How do you interpret the title, Shuddh
Desi Romance?
There’s
a bit of a mischief in it. The syllabus of relationships in our society is such
that we are told that first this happens and then that happens; there is a
shuddh or an approved way of being in love; there is a right kind of love and a
wrong kind. In reality, our hearts are completely out of syllabus. Like the
lyrics, Pyaar ko pyaar hi rehne do, koi naam naa do, from a song in Khamoshi.
Somehow, this out-of-syllabus part does not find a place in our films. Most
relationship films that we make are not about relationships. In the last 10-15
years, when nobody was looking, the rules of love changed.

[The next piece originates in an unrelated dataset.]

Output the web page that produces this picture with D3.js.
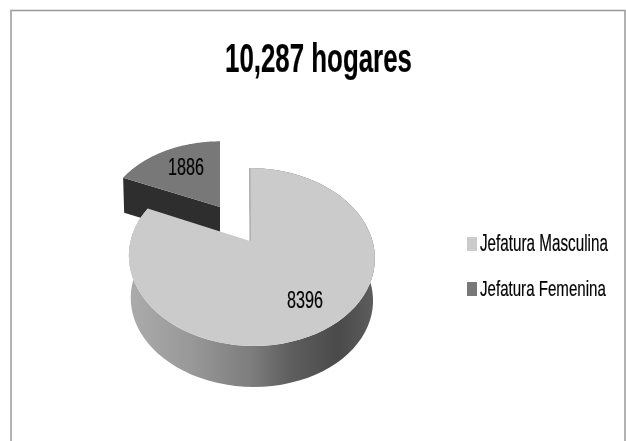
<!DOCTYPE html>
<html><head><meta charset="utf-8">
<script src="https://cdn.jsdelivr.net/npm/d3@7"></script>
<style>html,body{margin:0;padding:0;background:#fff}svg{display:block}text{font-family:"Liberation Sans Narrow","Liberation Sans",sans-serif;fill:#000;stroke:#000;stroke-width:0.2}</style>
</head><body><svg id="c" width="626" height="441"></svg>
<script>
const categories = ["Jefatura Masculina", "Jefatura Femenina"];
const values = [8396, 1886];
const title = "10,287 hogares";
const colors = ["#cbcbcb", "#787878"];

const svg = d3.select("#c");
const defs = svg.append("defs");
const grad = defs.append("linearGradient").attr("id","wall").attr("gradientUnits","userSpaceOnUse")
  .attr("x1",130).attr("x2",375).attr("y1",0).attr("y2",0);
[[0,"#ababab"],[0.25,"#989898"],[0.5,"#7c7c7c"],[0.65,"#5f5f5f"],[0.85,"#4a4a4a"],[1,"#5e5e5e"]]
  .forEach(([o,c])=>grad.append("stop").attr("offset",o).attr("stop-color",c));
defs.append("filter").attr("id","soft").append("feGaussianBlur").attr("stdDeviation",0.35);

svg.append("path").attr("d","M11,441V10.5H625V441").attr("fill","none").attr("stroke","#999").attr("stroke-width",1.5);

const arcs = d3.pie().sort(null).value(d=>d)(values);
const P = 0.18;
const project = (o, t) => {
  const d = 1+P*Math.cos(t);
  return [o.x + (121*o.sx*Math.sin(t) + o.shear*Math.cos(t))/d, o.y - 86.1*o.sy*Math.cos(t)/d];
};
const samples = (a,b) => d3.range(0,81).map(i=>a+(b-a)*i/80);
const line = d3.line();
const main = {x:251.5, y:241, sx:1, sy:1, shear:-2};
const mainBase = {x:251.5, y:283.5, sx:0.985, sy:0.985, shear:-2};
const apexM = [250,241];
const small = {x:220, y:207, sx:0.94, sy:0.9, shear:0};
const [a0,a1] = [arcs[0].startAngle, arcs[0].endAngle];
const [b0,b1] = [arcs[1].startAngle, arcs[1].endAngle];

const smallDepth = 35;
const leftPt = project(small,b0), apexS=[small.x,small.y];
svg.append("path").attr("d",line([leftPt,apexS,[apexS[0],apexS[1]+smallDepth],[leftPt[0]+1,leftPt[1]+smallDepth]])+"Z").attr("fill","#2e2e2e");
svg.append("path").attr("d",line([apexS,...samples(b0,b1).map(t=>project(small,t))])+"Z").attr("fill",colors[1]);

const wallTop = samples(a0,a1).map(t=>project(main,t));
const wallBot = samples(a0,a1).map(t=>project(mainBase,t)).reverse();
svg.append("path").attr("d",line([...wallTop,...wallBot])+"Z").attr("fill","url(#wall)");
svg.append("path").attr("d",line([apexM,...wallTop])+"Z").attr("fill",colors[0]);
svg.append("line").attr("x1",apexM[0]).attr("y1",apexM[1]).attr("x2",wallTop[0][0]).attr("y2",wallTop[0][1]).attr("stroke","#8a8a8a").attr("stroke-width",0.8);

const g = svg.append("g").attr("filter","url(#soft)");
const label = (s,x,y,size,len,weight) => {
  const t = g.append("text").text(s).attr("font-size",size).attr("font-weight",weight||"normal");
  const w = t.node().getComputedTextLength();
  t.attr("transform",`translate(${x},${y}) scale(${len/w},1)`);
};
label(title,225,71.5,40,187,"bold");
label(values[1],168,175,24,36);
label(values[0],287,308,24,36);

const ly = d3.scalePoint().domain(categories).range([237,282]);
categories.forEach((c,i)=>{
  svg.append("rect").attr("x",467).attr("y",ly(c)).attr("width",10).attr("height",14).attr("fill",colors[i]);
  label(c,480,ly(c)+14,23,i?126:128);
});
</script></body></html>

What observations about love and youth
prompted you to write your first romantic film?
Before
this film, my engagement with romance was limited only to three verses while
writing songs like Maaeri (for the band Euphoria) or O re piya (for Aaja
Nachle). I was involved only for days, sometimes hours, but I realised that a
lot of what we show in films wasn’t real. The people that we see on the roads
are rarely seen in our films. I’ve often wondered why people don’t eat in
films, or why don’t they even go to the toilet. So I wanted to write about
these people and their relationships. It’s always the characters and their
world that attracts the writer in me. Iss mein anthropology waali baat nahin
hai, bas writer’s curiosity waali baat hai.

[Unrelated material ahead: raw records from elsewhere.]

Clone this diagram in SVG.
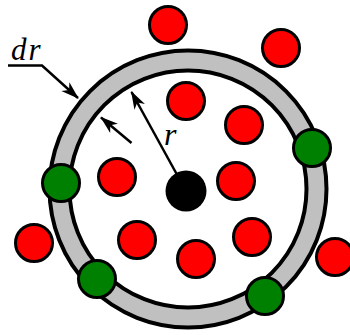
<svg xmlns="http://www.w3.org/2000/svg" width="350" height="335" viewBox="0 0 350 335">
<style>
.red{fill:#ff0000;stroke:#000;stroke-width:3}
.green{fill:#008000;stroke:#000;stroke-width:3}
.arr{fill:none;stroke:#000;stroke-width:2.5;marker-end:url(#ah)}
.lbl{font-family:"Liberation Serif","Times New Roman",serif;font-style:italic;fill:#000}
</style>
<defs>
<marker id="ah" markerUnits="userSpaceOnUse" markerWidth="24" markerHeight="16" viewBox="-20 -8 24 16" refX="0" refY="0" orient="auto" overflow="visible">
<path d="M1,0 L-17,-6 L-12,0 L-17,6 Z" fill="#000"/>
</marker>
</defs>
<g id="ring">
<circle cx="188" cy="189" r="128.5" fill="none" stroke="#000" stroke-width="24"/>
<circle cx="188" cy="189" r="128.5" fill="none" stroke="#c0c0c0" stroke-width="16"/>
</g>
<g id="connectors">
<polyline class="arr" points="8,65.5 42,65.5 78,98"/>
<line class="arr" x1="131.5" y1="143" x2="101" y2="117.5"/>
<line class="arr" x1="186" y1="191" x2="131.5" y2="92"/>
</g>
<g id="center"><circle cx="186" cy="191" r="20.5" fill="#000"/></g>
<g id="red1"><circle class="red" cx="168" cy="25" r="18.5"/></g>
<g id="red2"><circle class="red" cx="281" cy="48" r="18.5"/></g>
<g id="red3"><circle class="red" cx="186" cy="101" r="18.5"/></g>
<g id="red4"><circle class="red" cx="244" cy="125" r="18.5"/></g>
<g id="red5"><circle class="red" cx="117" cy="177" r="18.5"/></g>
<g id="red6"><circle class="red" cx="236" cy="181" r="18.5"/></g>
<g id="red7"><circle class="red" cx="137" cy="240" r="18.5"/></g>
<g id="red8"><circle class="red" cx="252" cy="237" r="18.5"/></g>
<g id="red9"><circle class="red" cx="196" cy="259" r="18.5"/></g>
<g id="red10"><circle class="red" cx="34" cy="243" r="18.5"/></g>
<g id="red11"><circle class="red" cx="335" cy="257" r="18.5"/></g>
<g id="green1"><circle class="green" cx="61" cy="183" r="18.5"/></g>
<g id="green2"><circle class="green" cx="97" cy="279" r="18.5"/></g>
<g id="green3"><circle class="green" cx="265" cy="296" r="18.5"/></g>
<g id="green4"><circle class="green" cx="312" cy="148" r="18.5"/></g>
<g id="labels">
<text class="lbl" x="11" y="60" font-size="31" letter-spacing="2">dr</text>
<text class="lbl" x="164" y="145" font-size="32">r</text>
</g>
</svg>
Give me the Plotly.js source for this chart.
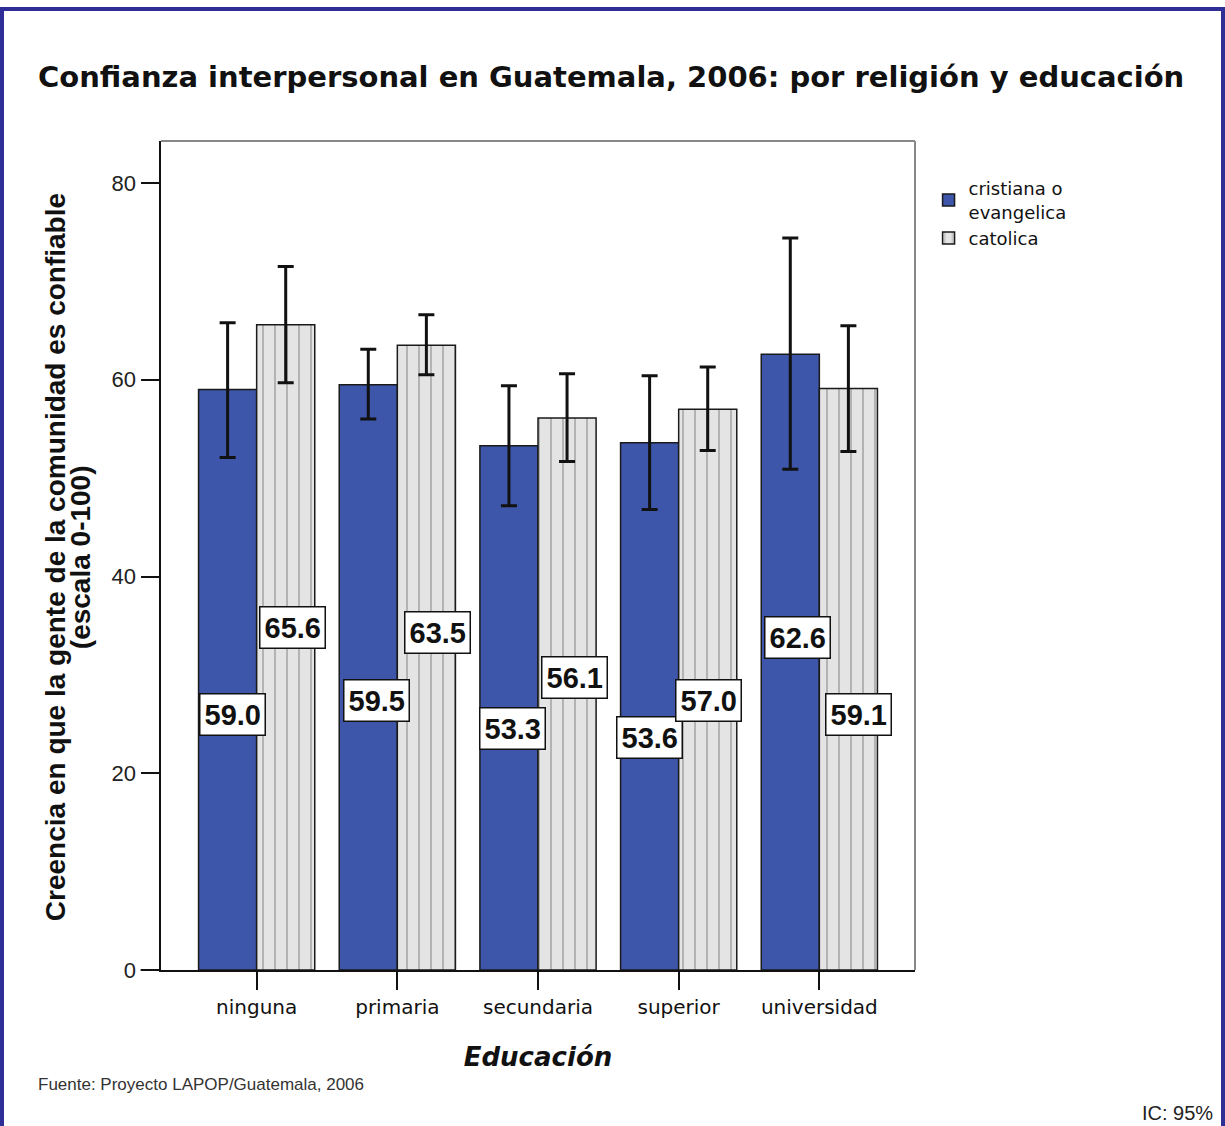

So what has been your big takeaway
about love? Is today’s generation about hooking up or falling in love?
I
think for the previous generations, the concept of love was pretty
monochromatic — everything was included in a common thing called love. There
were fewer choices and means to express, but now this so-called egg of love has
split. For this generation, attraction is different from love; dating is
different from love; commitment is different from love; marriage is different
from love. Now people hook up, and spend a lot of time just talking about
attraction. In our time, if you said that you were attracted to a girl but were
not sure if it was love, you would be deemed shallow. Today’s boys and girls
spend a lot of time thinking about what being in a relationship entails — Am I
in love? Am I ‘really’ in love? Am I ready to take it to the next level? Now
that I’m with him/her, am I done for life? Can I do better? When we have these
kind of youngsters in our society which is fairly hypocritical, it is quite
funny. In today’s India, where tradition and modernity co-exist, the youth and
society are constantly rubbing against each other. So how free is our youth?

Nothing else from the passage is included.